Transfer learning and DNA language models enhance transcription factor binding predictions
bioRxiv – November 08, 2024
Source: medRxiv/bioRxiv/arXiv
Summary
Understanding how genes are regulated is crucial, yet traditional methods to identify transcription factor binding sites can be limited. By using advanced computational techniques, researchers developed a model that significantly enhances prediction accuracy. This approach combines DNA accessibility data with innovative machine learning strategies, achieving impressive results across various cell types and previously unseen transcription factors.
Abstract
Identification of in vivo transcription factor (TF) binding sites is crucial to understand gene regulatory networks, but the lack of scalability in the methods for their experimental identification directs researchers towards computational models. TF binding site prediction models are often specific for a given TF, which also hinders the generalizability of models to previously unseen TFs. Here, we present an approach to predict in vivo TF binding sites using DNA accessibility, TF RNA expression and TF binding motifs.

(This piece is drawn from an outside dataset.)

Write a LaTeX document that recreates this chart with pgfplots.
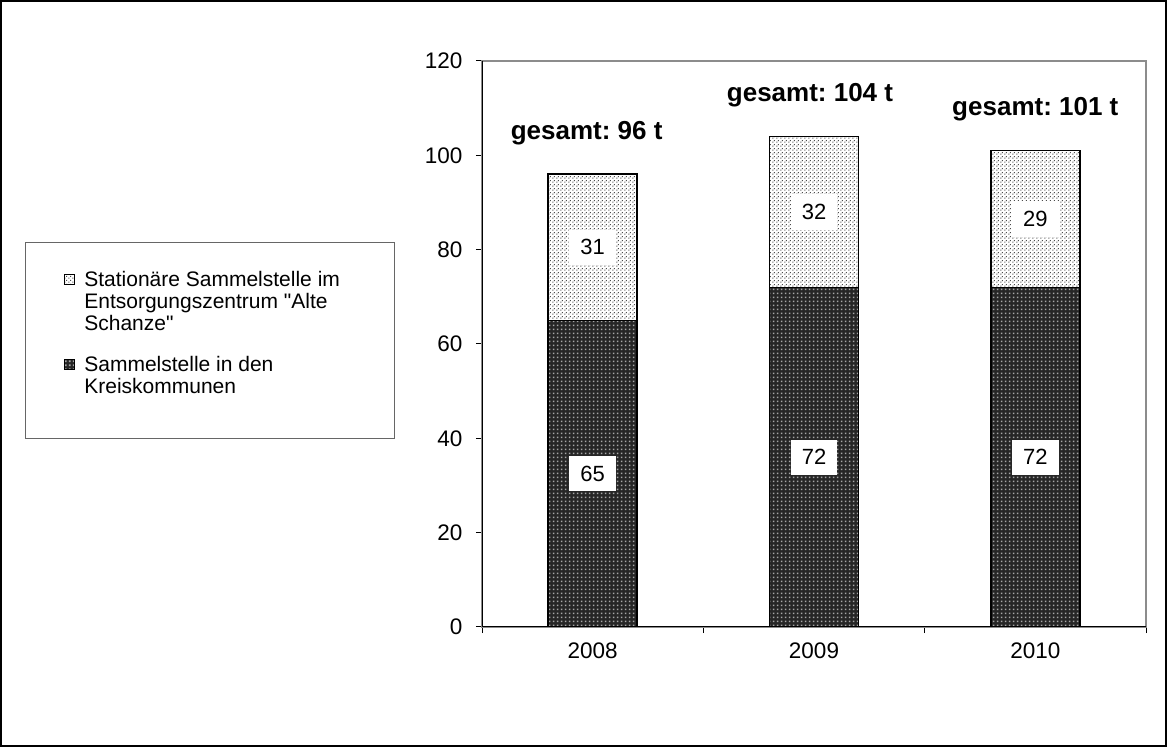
\documentclass[border=0pt]{standalone}
\usepackage{fontspec}
\setmainfont{Liberation Sans}[Ligatures=TeXOff]
\usepackage{pgfplots}
\pgfplotsset{compat=1.18}
\usetikzlibrary{patterns.meta}
\frenchspacing
\newcommand{\nf}{\fontsize{21}{22}\selectfont}
\newcommand{\vf}{\fontsize{22}{24}\selectfont}
\newcommand{\tf}{\fontsize{22.5}{24}\selectfont}
\newcommand{\bfl}{\bfseries\fontsize{26}{28}\selectfont}
\pgfdeclarepattern{
  name=darkdots, type=uncolored,
  bottom left={\pgfpoint{0pt}{0pt}}, top right={\pgfpoint{4pt}{4pt}},
  tile size={\pgfpoint{4pt}{4pt}},
  code={\pgfpathrectangle{\pgfpoint{1pt}{1pt}}{\pgfpoint{2pt}{2pt}}\pgfusepath{fill}}
}
\pgfdeclarepattern{
  name=lightdots, type=uncolored,
  bottom left={\pgfpoint{0pt}{0pt}}, top right={\pgfpoint{4pt}{4pt}},
  tile size={\pgfpoint{4pt}{4pt}},
  code={\pgfpathrectangle{\pgfpoint{0.4pt}{0.4pt}}{\pgfpoint{1.3pt}{1.3pt}}
        \pgfpathrectangle{\pgfpoint{2.4pt}{2.4pt}}{\pgfpoint{1.3pt}{1.3pt}}\pgfusepath{fill}}
}
\pgfplotsset{
  common/.style={at={(482pt,120pt)}, anchor=south west,
    scale only axis, width=664pt, height=566pt,
    xmin=-0.5, xmax=2.5, ymin=0, ymax=120},
}
\begin{document}
\begin{tikzpicture}[x=1pt,y=1pt]
\useasboundingbox (0,0) rectangle (1167,747);
\draw[line width=1.6pt] (0.8,0.8) rectangle (1166.2,746.2);
\begin{axis}[
  common,
  ybar stacked, bar width=89pt,
  ytick={0,20,...,120}, ytick pos=left,
  xtick={-0.5,0.5,1.5,2.5}, xticklabels={}, xtick pos=bottom,
  extra x ticks={0,1,2}, extra x tick labels={2008,2009,2010},
  extra x tick style={major tick length=0pt},
  tick align=outside, major tick length=6pt,
  tick style={black, line width=1pt},
  axis line style={draw=black!45, line width=1.2pt},
  /pgf/number format/assume math mode=true,
  ticklabel style={font=\tf},
  yticklabel style={xshift=-10pt},
  xticklabel style={yshift=-12pt},
  legend style={at={(-0.688,0.680)}, anchor=north west,
    draw=black!60, line width=0.8pt,
    inner xsep=38pt, inner ysep=26pt,
    font=\nf, row sep=20pt, /tikz/column sep=8pt,
    cells={anchor=north west, align=left, inner xsep=0pt, inner ysep=0pt}},
  reverse legend,
  legend image code/.code={\draw[#1, line width=0.8pt] (0pt,-16pt) rectangle (10pt,-6pt);},
]
\addplot[draw=black, line width=1.6pt, fill=black!85,
  postaction={pattern={darkdots}, pattern color=black!35}]
  coordinates {(0,65) (1,72) (2,72)};
\addlegendentry{Sammelstelle in den\\Kreiskommunen\\[-6pt]\mbox{}}
\addplot[draw=black, line width=1.6pt, fill=white,
  postaction={pattern={lightdots}, pattern color=black!70}]
  coordinates {(0,31) (1,32) (2,29)};
\addlegendentry{Stationäre Sammelstelle im\hspace*{14pt}\\Entsorgungszentrum "Alte\\Schanze"}
\draw[black, line width=1.2pt] (rel axis cs:0,1) -- (rel axis cs:0,0) -- (rel axis cs:1,0);
\node[anchor=base, font=\bfl, xshift=-6pt, yshift=35pt] at (axis cs:0,96) {gesamt: 96 t};
\node[anchor=base, font=\bfl, xshift=-4pt, yshift=35pt] at (axis cs:1,104) {gesamt: 104 t};
\node[anchor=base, font=\bfl, yshift=35pt] at (axis cs:2,101) {gesamt: 101 t};
\end{axis}
\begin{axis}[common, hide axis]
\addplot[only marks, mark=*, mark size=0pt, draw opacity=0, fill opacity=0,
  nodes near coords, point meta=explicit symbolic,
  nodes near coords style={anchor=center, fill=white, fill opacity=1, text opacity=1,
    inner xsep=11pt, inner ysep=10pt, font=\vf}]
  coordinates {(0,32.5)[65] (1,36)[72] (2,36)[72] (0,80.5)[31] (1,88)[32] (2,86.5)[29]};
\end{axis}
\end{tikzpicture}
\end{document}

Our novel method leverages DNA language model embeddings and transfer learning to improve its accuracy and generalizability, achieving a mean area under the precision-recall curve (AUPR) of 0.51 in held-out cell types and chromosomes in the ENCODE-DREAM in vivo TFBS prediction challenge, outperforming the top-ranked methods. Furthermore, we show that prediction accuracy increases when TFs are highly active and exhibit cell-type specific expression. We finally test our models in an independent dataset on previously unseen TFs, and report a mean AUPR of 0.36, which is state-of-the-art in a cross-TF, cross-cell type and cross-chromosomal setting.